Since the year 2000, out of 146 million registered voters, there have been just 10 cases of voter impersonation at the polls, according to News21, an investigative reporting project.
"For some of the politicians this is politically-motivated and they know very well who doesn't have the kind of identification that they're trying to require in order to vote, and that those are groups like African-Americans, Latinos and young people who tend to vote for Democrats."
- Tova Wang, election reform expert
Yet states across the US have been considering fast-tracking laws ahead of this year's election to require voters to produce an identification card before they vote.
On the face of it this seems like a perfectly reasonable requirement.
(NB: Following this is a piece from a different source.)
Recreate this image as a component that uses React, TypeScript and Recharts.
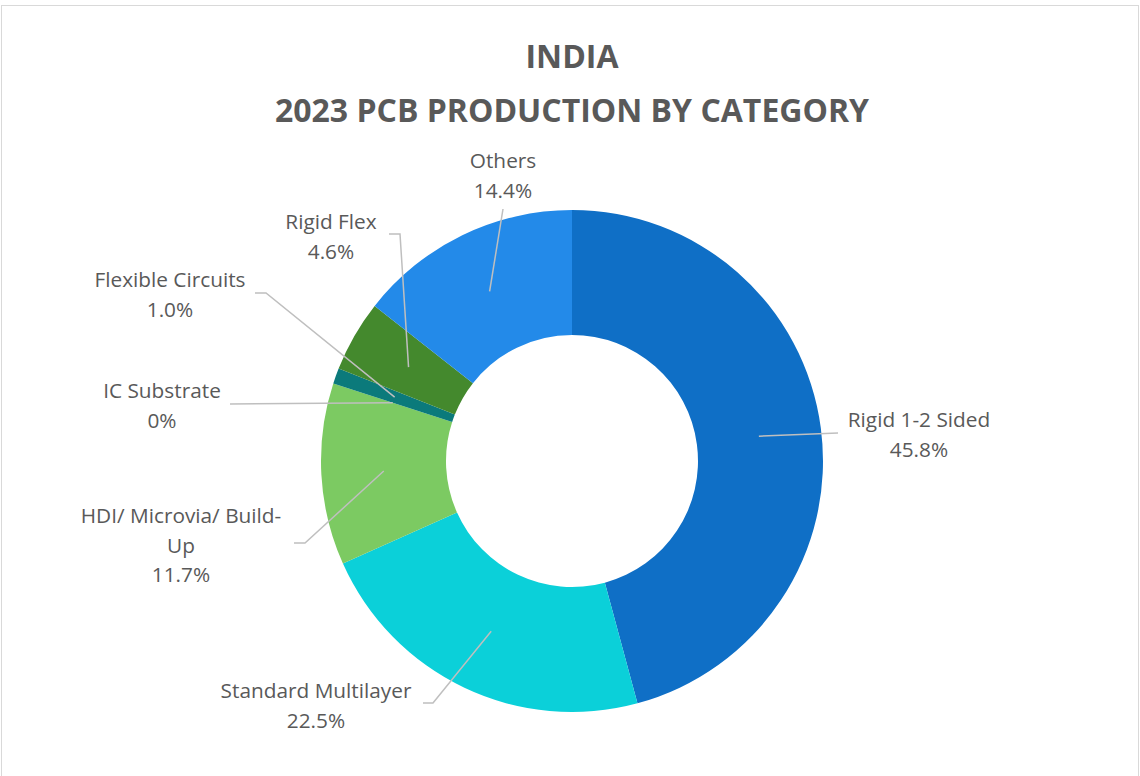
import { PieChart, Pie, Cell } from 'recharts';

const CATEGORIES = [
  'Rigid 1-2 Sided',
  'Standard Multilayer',
  'HDI/ Microvia/ Build-Up',
  'IC Substrate',
  'Flexible Circuits',
  'Rigid Flex',
  'Others',
];
const SHARES = [45.8, 22.5, 11.7, 0, 1.0, 4.6, 14.4];
const SHARE_LABELS = ['45.8%', '22.5%', '11.7%', '0%', '1.0%', '4.6%', '14.4%'];
// text lines for each label (the HDI name wraps in the original)
const NAME_LINES = [
  ['Rigid 1-2 Sided'],
  ['Standard Multilayer'],
  ['HDI/ Microvia/ Build-', 'Up'],
  ['IC Substrate'],
  ['Flexible Circuits'],
  ['Rigid Flex'],
  ['Others'],
];

const COLORS = ['#0F6FC6', '#0BD0D9', '#7CCA62', '#10CF9B', '#0B7A7B', '#44892D', '#238AE9'];

// label placement, relative to the pie centre: elbow of leader, end of leader, text centre
const LABEL_LAYOUT = [
  { elbow: [266, -28], end: [266, -28], text: [347, -42] },
  { elbow: [-139, 242], end: [-149, 242], text: [-256, 229] },
  { elbow: [-267, 82], end: [-278, 82], text: [-391, 54] },
  { elbow: [-342, -57], end: [-342, -57], text: [-410, -71] },
  { elbow: [-306, -168], end: [-317, -168], text: [-402, -182] },
  { elbow: [-172, -227], end: [-183, -227], text: [-241, -240] },
  { elbow: [-69, -252], end: [-69, -252], text: [-69, -301] },
];

const data = CATEGORIES.map((name, i) => ({ name, value: SHARES[i] }));

const RAD = Math.PI / 180;
const FONT = '"Open Sans", "Noto Sans", sans-serif';

function renderLabel(props: any) {
  const { cx, cy, midAngle, innerRadius, outerRadius, index } = props;
  const r = (innerRadius + outerRadius) / 2;
  const sx = cx + r * Math.cos(-midAngle * RAD);
  const sy = cy + r * Math.sin(-midAngle * RAD);
  const lay = LABEL_LAYOUT[index];
  const lines = [...NAME_LINES[index], SHARE_LABELS[index]];
  const tx = cx + lay.text[0];
  const ty = cy + lay.text[1];
  return (
    <g key={`lbl-${index}`}>
      <polyline
        points={`${sx},${sy} ${cx + lay.elbow[0]},${cy + lay.elbow[1]} ${cx + lay.end[0]},${cy + lay.end[1]}`}
        fill="none"
        stroke="#BFBFBF"
        strokeWidth={1.5}
      />
      {lines.map((ln, j) => (
        <text
          key={j}
          x={tx}
          y={ty + j * 29.5}
          textAnchor="middle"
          dominantBaseline="central"
          fill="#595959"
          fontSize={20.8}
          fontFamily={FONT}
        >
          {ln}
        </text>
      ))}
    </g>
  );
}

export default function App() {
  return (
    <div style={{ position: 'absolute', left: 0, top: 0, width: 1140, height: 776, background: '#fff', overflow: 'hidden' }}>
      <div
        style={{
          position: 'absolute',
          left: 1,
          top: 5,
          width: 1136,
          height: 800,
          border: '1px solid #D9D9D9',
        }}
      />
      <div
        style={{
          position: 'absolute',
          left: 0,
          width: 1144,
          top: 29,
          textAlign: 'center',
          fontFamily: FONT,
          fontWeight: 700,
          fontSize: 32,
          color: '#595959',
          lineHeight: '54px',
        }}
      >
        <div>INDIA</div>
        <div>2023 PCB PRODUCTION BY CATEGORY</div>
      </div>
      <div style={{ position: 'absolute', left: 0, top: 0 }}>
        <PieChart width={1140} height={776} margin={{ top: 0, right: 0, bottom: 0, left: 0 }}>
          <Pie
            data={data}
            dataKey="value"
            nameKey="name"
            cx={572}
            cy={461}
            innerRadius={126}
            outerRadius={251}
            startAngle={90}
            endAngle={-270}
            stroke="none"
            labelLine={false}
            label={renderLabel}
            isAnimationActive={false}
          >
            {data.map((d, i) => (
              <Cell key={`cell-${i}`} fill={COLORS[i]} />
            ))}
          </Pie>
        </PieChart>
      </div>
    </div>
  );
}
But studies have repeatedly shown that as many as 22 million registered voters might not be able to cast their ballot as a result. Most of those affected are African-American, Latino and poorer voters.
The most fervent proponents of these laws are usually Republican politicians and groups. They insist they are simply ensuring that elections will be run "fairly and efficiently". They are also pushing for laws that restrict early voting and voter registration campaigns.
However, those who argue that states simply do not have the infrastructure to ensure every valid voter will have an ID in time are having some success.
"[The new voting requirement] actually adds to the confusion. I don't want voters to assume they need this [voter ID]. I hope voters will find out what the laws are in [their] particular state and ensure that [they are] in a position to adhere to them."
- Nicole Austin-Hillery, Brennan Center for Justice
On Wednesday a federal judge ruled that South Carolina's voter ID law cannot be implemented until after the 2012 election.
But concerns remain that many voters without photo ID will still be hesitant to show up at the polls.
So with less than one month to the election, will the new voting laws impact the results?
Joining the discussion with presenter Shihab Rattansi on Inside Story: US 2012 are guests: Tova Wang, the author of The Politics of Voter Suppression: Defending and Expanding Americans' Right to Vote; Nicole Austin-Hillary, the director and counsel of the Brennan Centre for Justice, a public policy institute at New York University law school that focuses on issues involving democracy; and John Fortier, the director of the Democracy Project at the Bipartisan Policy Center.
"We should be able to say let's make voting more broadly available to people but let's make sure the right people who are eligible to vote can vote … [but] there are [also] a number of problems in the [voting] system which I think are legitimate."
John Fortier, Bipartisan Policy Center
The Brennan Center for Voting Rights tracks laws that affect voting in the US:
- Restrictive voting laws were introduced in 41 states since the beginning of 2011. As of early October 19 states had passed 25 laws and two executive orders restricting voting. Citizens groups, courts, governors and the US Department of Justice have pushed back against these rules. A total of 14 states have blocked or repealed restrictive laws passed by state legislatures.
- Another 13 states still have laws on the books that will have an impact in November, with five of these considered battleground states.
- Florida has passed laws restricting early voting and voter registration drives, in addition to making it more difficult for former felons to restore their voting rights once they have served their time.
- Virginia now requires a voter ID, although it does not have to include a photo.
- Wisconsin has restricted voter registration campaigns but a voter ID law was blocked by the State Court.
- Iowa has made it more difficult for former felons to vote.
- New Hampshire now has a voter ID law but is allowing a non-photo ID for this election only.
- There are still questions as to whether the crucial swing state of Ohio will allow voting the weekend before the election, which is traditionally when African-American churches mobilise voters. Republican officials in the state are hoping the US Supreme Court intervenes to prevent it.